Quote (NatureNames @ Aug 7 2019 04:06am)
I'd get a NH-D15 instead of NH-D15S. Reason being is the D15 comes with two fans while the D15S only comes with 1 fan. The D15S has essentially the same heat sink but the heat plate has been shifted off center to allow space for the GPU on X99 motherboards or other boards that have the PCI slot too close to the CPU socket. If you do use a 9900k this shouldn't be a problem. I use a D15 myself on the Z390 chipset. If you're going to overclock you definitely want 2 fans on the heat sink. The i9 is a hot cookie.
I'd go for a 850W, if not more. While 750W might be enough it may be cutting it close depending what else is connected to the machine. The 9900k can use 425W alone when overclocked, so keep that in mind. (Intel says it's a 95W part but that's only true when it's running at 3.6 GHz)
I would go for a higher quality HDD, but It might depend on how much you value your data. The Seagate Barracuda only comes with a 2 year warranty, which is rather low in the industry. A Western Digital Black comes with a 5 year warranty and is built to last longer, but it comes at a higher price.
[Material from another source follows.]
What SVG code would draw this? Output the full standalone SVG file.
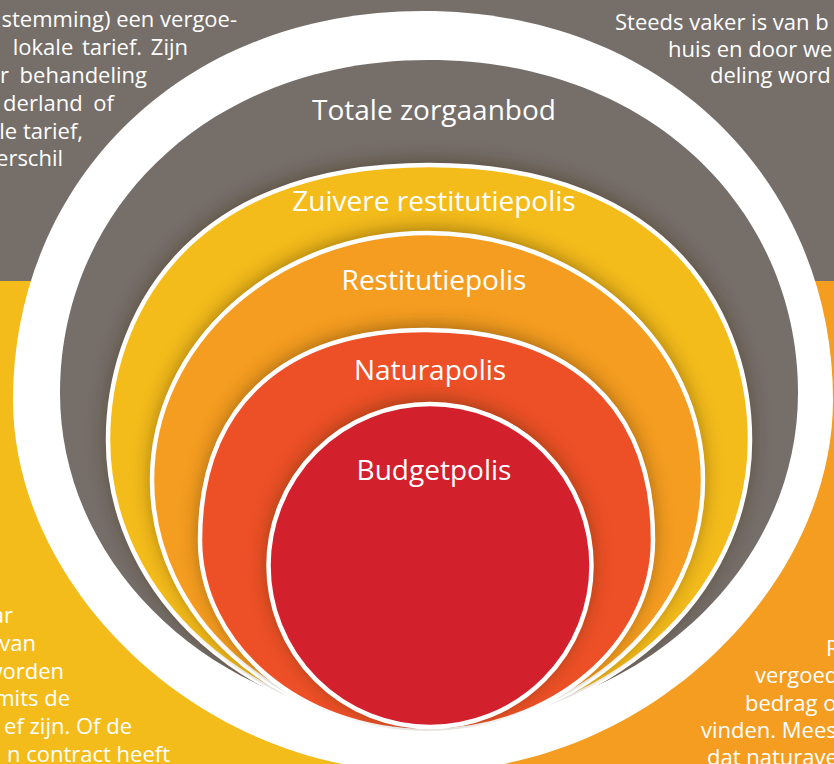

Western Digital Blue comes with a 3 year warranty. I know most people are loyal to one brand of HDD and if they ever had a drive fail they exile that company for eternity. Personally I've never had a WD drive fail on me in 20 years so I'm a loyal customer.
I think the Samsung 970 EVO you picked is a fine choice. Samsung has a very low rate of failure and I like the Samsung Magician software. 3400/2300 MS/s (read/write) isn't the fastest M.2 drive out there but it's pretty damn fast. Most of the time a SSD won't even reach those speeds under real-world gaming / Win10 use due to software-engine bottlenecks. About the only time you see max speed is in a synthetic benchmark or perhaps in some video edit workloads (I have not tested this).
Also I don't feel comfortable buying a brand like ADATA in order to save $30 and gain +100 Mb/s that I'll never see; not when 10% of their user reviews say it came dead upon arrival or failed within 30 days. I'm sure some people will disagree with me on this matter. But for me when it comes to storage I'll pay more money for a brand I trust.
While I do agree DDR4-3200 makes sense because anything faster has extreme diminishing returns in games, the price of 3600MHz is almost the same as 3200MHz right now (on Amazon). If you're looking to future proof it may be worth it to spent the extra $15 and get 3600 ram. In years past, the point of diminishing returns has moved over time as cpu, gpu, and different games come out. I remember when DDR3-1600 was the peak of the curve. That sure changed in a couple years time.
Just make sure it has VRM that can handle the 9900k when overclocked. There is some good YouTube videos on this subject. I can link them if you want.
You will need some paste and there is many to choose from. I went with Thermal Grizzly Kryonaut. It's not the absolute best paste but it's one of the better ones.
You could save money by choosing a Gigabyte mobo, sticking with DDR4-3200 ram, and choosing a cheaper case. You could also save money by buying cheap brands of HDD and SDD or slower models, but I don't recommend being cheap on these.